§ **Work to be completed**:
Search the listing for the string "this" and copy every line that contains it.

- - - -

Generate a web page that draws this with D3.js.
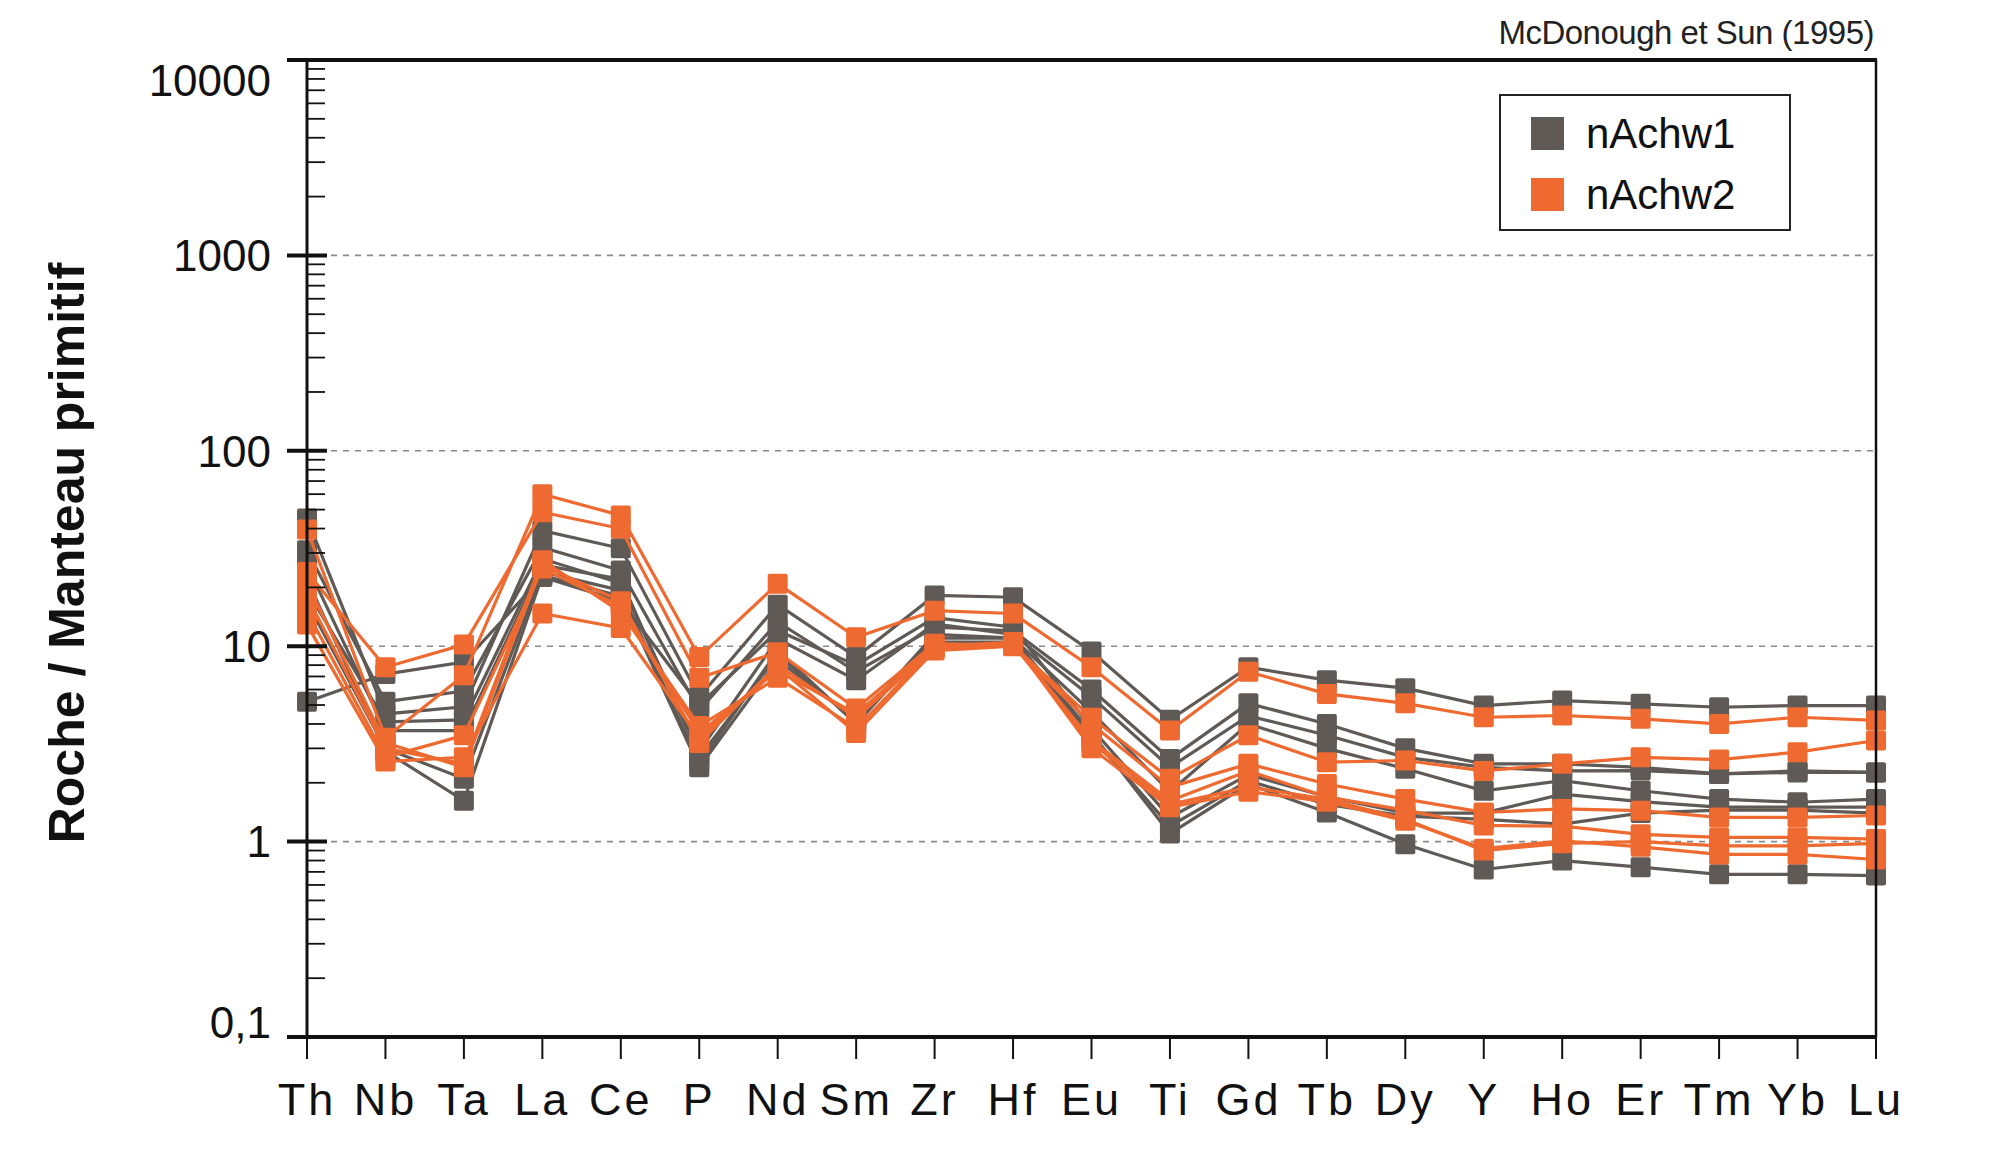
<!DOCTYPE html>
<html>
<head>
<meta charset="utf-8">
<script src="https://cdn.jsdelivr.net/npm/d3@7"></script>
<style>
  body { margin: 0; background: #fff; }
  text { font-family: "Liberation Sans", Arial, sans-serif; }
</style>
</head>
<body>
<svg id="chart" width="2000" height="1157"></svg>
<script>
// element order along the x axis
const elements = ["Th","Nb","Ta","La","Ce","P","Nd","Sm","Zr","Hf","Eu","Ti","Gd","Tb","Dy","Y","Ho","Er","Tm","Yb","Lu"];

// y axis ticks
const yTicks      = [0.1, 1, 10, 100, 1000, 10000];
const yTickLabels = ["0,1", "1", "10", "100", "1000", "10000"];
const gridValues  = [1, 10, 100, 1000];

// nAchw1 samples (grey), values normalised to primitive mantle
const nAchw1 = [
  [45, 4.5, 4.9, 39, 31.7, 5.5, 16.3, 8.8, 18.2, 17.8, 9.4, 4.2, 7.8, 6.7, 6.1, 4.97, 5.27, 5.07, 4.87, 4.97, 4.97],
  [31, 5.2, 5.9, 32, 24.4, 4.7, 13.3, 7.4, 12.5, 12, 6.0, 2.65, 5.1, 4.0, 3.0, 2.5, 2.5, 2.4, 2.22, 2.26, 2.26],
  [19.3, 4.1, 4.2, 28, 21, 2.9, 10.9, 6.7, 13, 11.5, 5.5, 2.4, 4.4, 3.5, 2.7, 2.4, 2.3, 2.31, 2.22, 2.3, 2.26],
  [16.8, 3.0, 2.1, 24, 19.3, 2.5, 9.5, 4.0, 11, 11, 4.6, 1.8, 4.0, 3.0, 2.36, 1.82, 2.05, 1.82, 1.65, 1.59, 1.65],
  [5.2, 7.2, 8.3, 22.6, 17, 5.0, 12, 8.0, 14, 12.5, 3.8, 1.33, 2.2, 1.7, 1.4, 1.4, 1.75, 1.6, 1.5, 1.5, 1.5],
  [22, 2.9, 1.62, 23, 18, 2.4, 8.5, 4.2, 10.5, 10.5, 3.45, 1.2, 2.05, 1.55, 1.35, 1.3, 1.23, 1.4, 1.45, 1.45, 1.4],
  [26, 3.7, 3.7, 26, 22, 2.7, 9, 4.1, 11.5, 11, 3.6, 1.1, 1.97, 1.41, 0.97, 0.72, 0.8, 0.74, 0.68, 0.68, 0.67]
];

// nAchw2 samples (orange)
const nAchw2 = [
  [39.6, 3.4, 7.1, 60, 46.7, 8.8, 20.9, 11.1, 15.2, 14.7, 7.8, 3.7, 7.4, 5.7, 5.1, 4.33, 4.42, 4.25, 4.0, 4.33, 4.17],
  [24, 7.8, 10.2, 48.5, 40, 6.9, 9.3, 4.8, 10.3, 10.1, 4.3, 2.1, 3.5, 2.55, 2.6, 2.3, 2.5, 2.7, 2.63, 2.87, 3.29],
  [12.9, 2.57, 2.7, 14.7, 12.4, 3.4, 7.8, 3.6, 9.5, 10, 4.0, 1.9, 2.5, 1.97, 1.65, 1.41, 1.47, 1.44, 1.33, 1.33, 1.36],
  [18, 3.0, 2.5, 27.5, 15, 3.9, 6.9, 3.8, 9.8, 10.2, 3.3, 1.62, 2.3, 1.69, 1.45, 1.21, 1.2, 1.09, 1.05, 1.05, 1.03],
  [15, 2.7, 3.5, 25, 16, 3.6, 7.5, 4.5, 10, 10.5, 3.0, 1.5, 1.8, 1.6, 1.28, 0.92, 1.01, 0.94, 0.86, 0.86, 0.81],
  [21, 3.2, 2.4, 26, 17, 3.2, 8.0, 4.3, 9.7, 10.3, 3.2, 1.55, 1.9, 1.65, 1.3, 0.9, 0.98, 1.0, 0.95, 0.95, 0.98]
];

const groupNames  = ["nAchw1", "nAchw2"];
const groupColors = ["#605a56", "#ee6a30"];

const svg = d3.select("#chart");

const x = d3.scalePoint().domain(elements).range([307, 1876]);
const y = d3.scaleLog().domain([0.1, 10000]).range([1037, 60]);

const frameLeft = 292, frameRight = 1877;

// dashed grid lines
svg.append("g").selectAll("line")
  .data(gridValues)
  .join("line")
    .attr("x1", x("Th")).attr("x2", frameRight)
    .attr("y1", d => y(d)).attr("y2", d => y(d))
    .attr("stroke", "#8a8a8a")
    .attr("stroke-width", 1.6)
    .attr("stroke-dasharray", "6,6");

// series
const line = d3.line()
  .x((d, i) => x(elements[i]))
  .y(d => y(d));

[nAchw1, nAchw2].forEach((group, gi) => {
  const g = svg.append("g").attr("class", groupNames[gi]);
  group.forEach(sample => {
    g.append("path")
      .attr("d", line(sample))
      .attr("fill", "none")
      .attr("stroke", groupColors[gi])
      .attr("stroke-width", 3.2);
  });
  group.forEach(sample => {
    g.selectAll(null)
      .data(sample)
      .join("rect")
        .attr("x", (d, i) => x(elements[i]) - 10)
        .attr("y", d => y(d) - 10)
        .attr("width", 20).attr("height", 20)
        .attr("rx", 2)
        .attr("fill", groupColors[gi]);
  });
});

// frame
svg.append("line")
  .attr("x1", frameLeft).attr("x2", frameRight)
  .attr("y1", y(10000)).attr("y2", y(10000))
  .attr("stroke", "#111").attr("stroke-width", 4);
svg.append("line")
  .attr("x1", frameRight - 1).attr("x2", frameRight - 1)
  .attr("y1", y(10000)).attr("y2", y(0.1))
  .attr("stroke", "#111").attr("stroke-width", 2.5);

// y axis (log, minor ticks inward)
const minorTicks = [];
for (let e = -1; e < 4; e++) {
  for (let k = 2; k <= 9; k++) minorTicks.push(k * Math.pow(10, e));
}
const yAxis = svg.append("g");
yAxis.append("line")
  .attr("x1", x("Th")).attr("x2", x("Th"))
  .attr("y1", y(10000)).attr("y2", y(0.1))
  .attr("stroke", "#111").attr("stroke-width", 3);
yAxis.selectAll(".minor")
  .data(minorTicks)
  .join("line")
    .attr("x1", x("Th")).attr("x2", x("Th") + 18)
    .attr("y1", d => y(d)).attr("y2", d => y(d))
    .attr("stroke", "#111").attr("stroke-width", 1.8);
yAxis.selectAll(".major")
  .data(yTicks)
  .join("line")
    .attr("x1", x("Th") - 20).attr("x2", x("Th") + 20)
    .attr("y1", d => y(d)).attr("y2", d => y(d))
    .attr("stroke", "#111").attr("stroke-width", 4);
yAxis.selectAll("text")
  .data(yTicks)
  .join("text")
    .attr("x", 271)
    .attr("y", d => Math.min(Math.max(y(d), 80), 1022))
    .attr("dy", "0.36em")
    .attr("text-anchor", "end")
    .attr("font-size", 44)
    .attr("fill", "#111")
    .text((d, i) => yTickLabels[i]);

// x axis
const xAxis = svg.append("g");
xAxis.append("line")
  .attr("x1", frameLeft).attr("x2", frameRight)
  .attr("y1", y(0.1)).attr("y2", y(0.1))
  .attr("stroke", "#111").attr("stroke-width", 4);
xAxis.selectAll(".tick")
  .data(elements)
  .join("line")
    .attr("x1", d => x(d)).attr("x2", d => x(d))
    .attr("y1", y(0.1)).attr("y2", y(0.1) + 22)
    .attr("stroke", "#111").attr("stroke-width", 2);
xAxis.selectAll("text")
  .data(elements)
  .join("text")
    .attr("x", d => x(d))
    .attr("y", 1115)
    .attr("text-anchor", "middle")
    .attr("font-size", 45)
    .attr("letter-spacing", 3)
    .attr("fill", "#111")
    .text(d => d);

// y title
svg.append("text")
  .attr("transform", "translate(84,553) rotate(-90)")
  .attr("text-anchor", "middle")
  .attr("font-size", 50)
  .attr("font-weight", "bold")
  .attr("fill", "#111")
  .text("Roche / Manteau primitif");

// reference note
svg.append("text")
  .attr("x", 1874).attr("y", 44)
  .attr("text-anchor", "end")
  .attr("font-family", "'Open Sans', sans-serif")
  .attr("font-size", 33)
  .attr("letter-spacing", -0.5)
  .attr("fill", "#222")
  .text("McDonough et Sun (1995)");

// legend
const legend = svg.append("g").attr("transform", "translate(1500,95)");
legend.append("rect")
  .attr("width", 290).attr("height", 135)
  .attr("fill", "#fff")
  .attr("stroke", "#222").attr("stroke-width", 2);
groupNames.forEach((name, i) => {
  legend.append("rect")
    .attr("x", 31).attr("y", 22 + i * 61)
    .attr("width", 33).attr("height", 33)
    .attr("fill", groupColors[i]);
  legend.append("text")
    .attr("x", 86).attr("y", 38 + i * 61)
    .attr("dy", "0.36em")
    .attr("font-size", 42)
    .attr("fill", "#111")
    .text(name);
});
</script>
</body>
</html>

- - - -

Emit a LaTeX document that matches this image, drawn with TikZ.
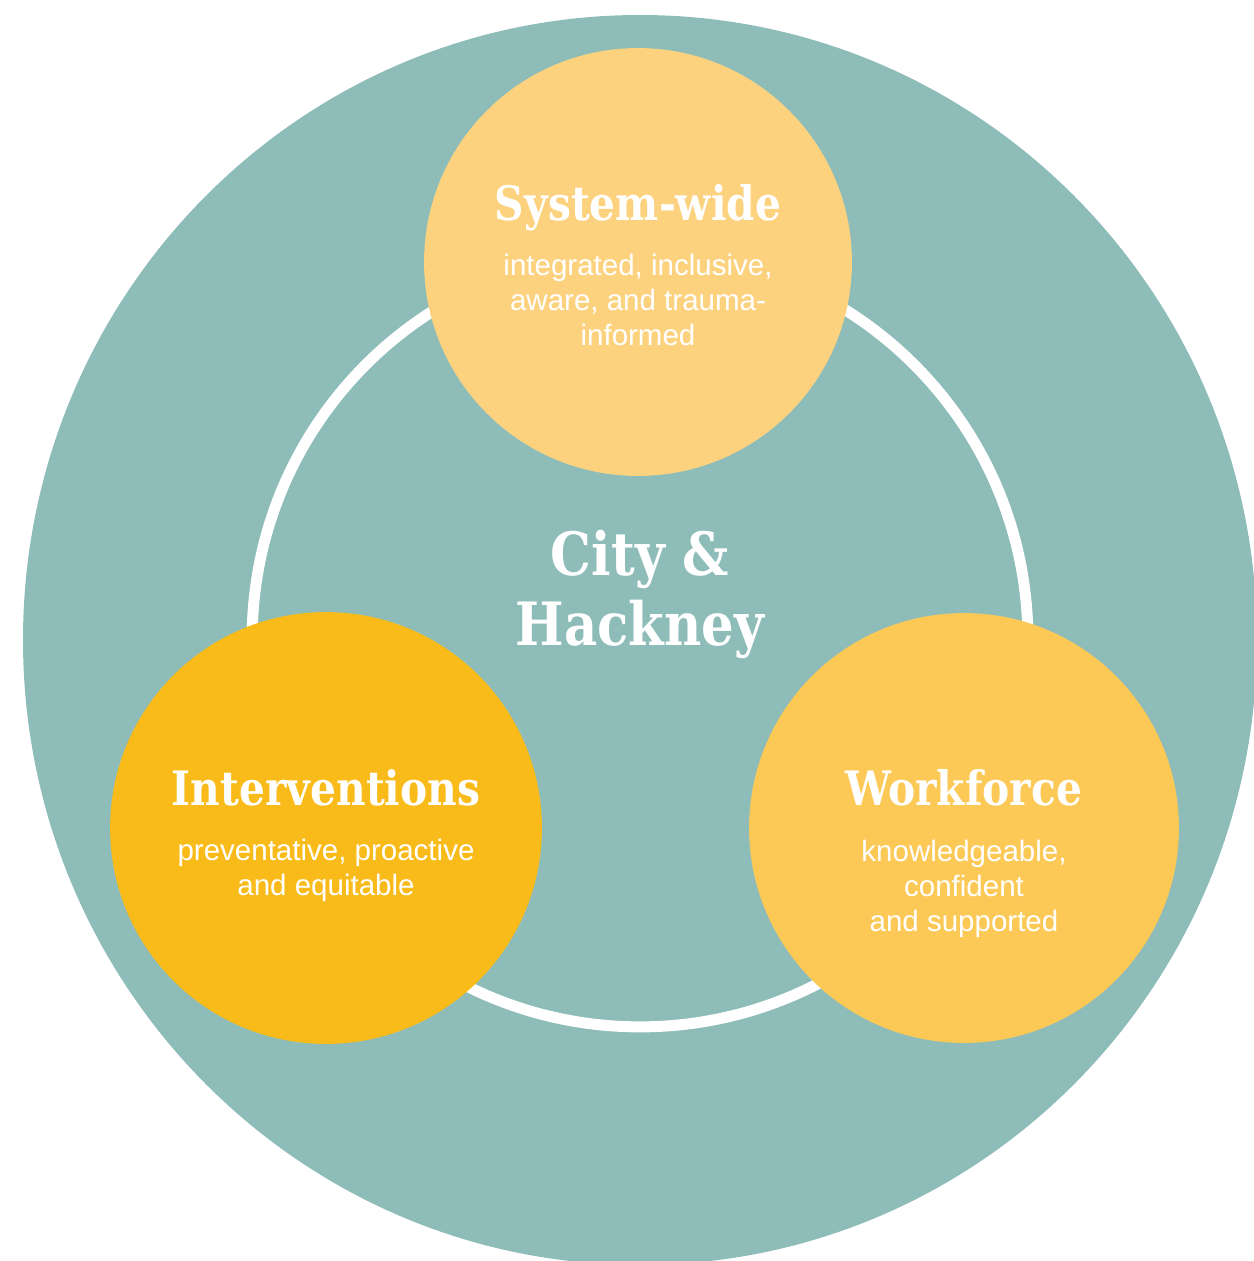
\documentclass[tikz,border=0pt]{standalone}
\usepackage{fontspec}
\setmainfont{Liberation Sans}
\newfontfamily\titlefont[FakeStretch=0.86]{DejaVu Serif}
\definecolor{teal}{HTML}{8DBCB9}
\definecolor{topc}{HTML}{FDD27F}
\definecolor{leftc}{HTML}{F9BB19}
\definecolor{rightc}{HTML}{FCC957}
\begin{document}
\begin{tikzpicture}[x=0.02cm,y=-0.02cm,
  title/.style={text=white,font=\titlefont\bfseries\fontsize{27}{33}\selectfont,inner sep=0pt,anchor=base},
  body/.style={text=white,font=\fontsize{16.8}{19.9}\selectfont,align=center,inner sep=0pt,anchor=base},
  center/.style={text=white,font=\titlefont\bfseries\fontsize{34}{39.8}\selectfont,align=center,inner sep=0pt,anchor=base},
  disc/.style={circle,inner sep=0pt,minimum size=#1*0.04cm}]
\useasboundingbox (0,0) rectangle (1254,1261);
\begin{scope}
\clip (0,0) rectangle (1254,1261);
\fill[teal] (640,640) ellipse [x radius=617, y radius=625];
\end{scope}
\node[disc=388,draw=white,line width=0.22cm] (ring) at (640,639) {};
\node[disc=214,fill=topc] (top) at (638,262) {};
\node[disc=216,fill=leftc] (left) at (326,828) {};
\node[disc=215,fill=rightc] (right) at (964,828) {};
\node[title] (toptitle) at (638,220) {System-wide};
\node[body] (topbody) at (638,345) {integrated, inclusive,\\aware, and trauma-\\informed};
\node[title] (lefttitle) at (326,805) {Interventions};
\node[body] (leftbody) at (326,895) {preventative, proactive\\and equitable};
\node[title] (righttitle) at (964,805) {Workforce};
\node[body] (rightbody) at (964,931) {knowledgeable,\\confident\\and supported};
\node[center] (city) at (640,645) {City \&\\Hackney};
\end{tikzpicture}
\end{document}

- - - -

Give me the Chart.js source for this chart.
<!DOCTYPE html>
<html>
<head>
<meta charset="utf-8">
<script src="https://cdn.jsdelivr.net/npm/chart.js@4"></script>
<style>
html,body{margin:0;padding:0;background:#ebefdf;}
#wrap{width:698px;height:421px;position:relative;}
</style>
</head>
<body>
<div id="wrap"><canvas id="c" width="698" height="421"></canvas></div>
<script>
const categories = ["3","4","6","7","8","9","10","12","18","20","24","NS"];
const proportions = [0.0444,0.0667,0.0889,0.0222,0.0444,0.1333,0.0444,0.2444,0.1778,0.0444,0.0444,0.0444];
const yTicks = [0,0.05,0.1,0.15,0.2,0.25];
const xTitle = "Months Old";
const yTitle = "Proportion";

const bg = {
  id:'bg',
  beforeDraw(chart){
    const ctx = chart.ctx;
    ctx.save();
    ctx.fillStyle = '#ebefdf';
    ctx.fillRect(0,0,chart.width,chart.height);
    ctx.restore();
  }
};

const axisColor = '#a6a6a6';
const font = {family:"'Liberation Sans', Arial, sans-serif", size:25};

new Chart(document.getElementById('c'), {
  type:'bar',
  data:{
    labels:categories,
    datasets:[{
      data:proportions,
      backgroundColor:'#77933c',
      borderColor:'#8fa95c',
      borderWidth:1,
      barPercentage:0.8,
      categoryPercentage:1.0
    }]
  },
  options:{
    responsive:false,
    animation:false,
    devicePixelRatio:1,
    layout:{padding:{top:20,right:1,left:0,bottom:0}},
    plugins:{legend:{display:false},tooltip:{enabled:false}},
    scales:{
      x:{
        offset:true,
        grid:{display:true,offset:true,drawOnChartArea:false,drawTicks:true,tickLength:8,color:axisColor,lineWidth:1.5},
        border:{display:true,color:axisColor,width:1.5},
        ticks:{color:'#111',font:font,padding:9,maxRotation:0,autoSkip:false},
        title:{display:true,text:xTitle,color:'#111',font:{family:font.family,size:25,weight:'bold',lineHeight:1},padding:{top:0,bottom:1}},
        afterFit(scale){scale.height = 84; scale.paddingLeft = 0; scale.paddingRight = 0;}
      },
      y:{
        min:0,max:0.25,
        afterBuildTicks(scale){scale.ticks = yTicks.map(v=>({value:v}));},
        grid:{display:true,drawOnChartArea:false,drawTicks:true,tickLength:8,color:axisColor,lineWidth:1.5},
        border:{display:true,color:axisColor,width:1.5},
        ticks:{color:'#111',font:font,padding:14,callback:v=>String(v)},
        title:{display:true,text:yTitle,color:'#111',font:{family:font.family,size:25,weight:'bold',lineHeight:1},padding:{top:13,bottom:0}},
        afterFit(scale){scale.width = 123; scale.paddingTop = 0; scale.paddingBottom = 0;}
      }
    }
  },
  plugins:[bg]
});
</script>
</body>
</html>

- - - -

§ **Final answer**:
Generate a web page that draws this with D3.js.
Emit a LaTeX document that matches this image, drawn with TikZ.
Give me the Chart.js source for this chart.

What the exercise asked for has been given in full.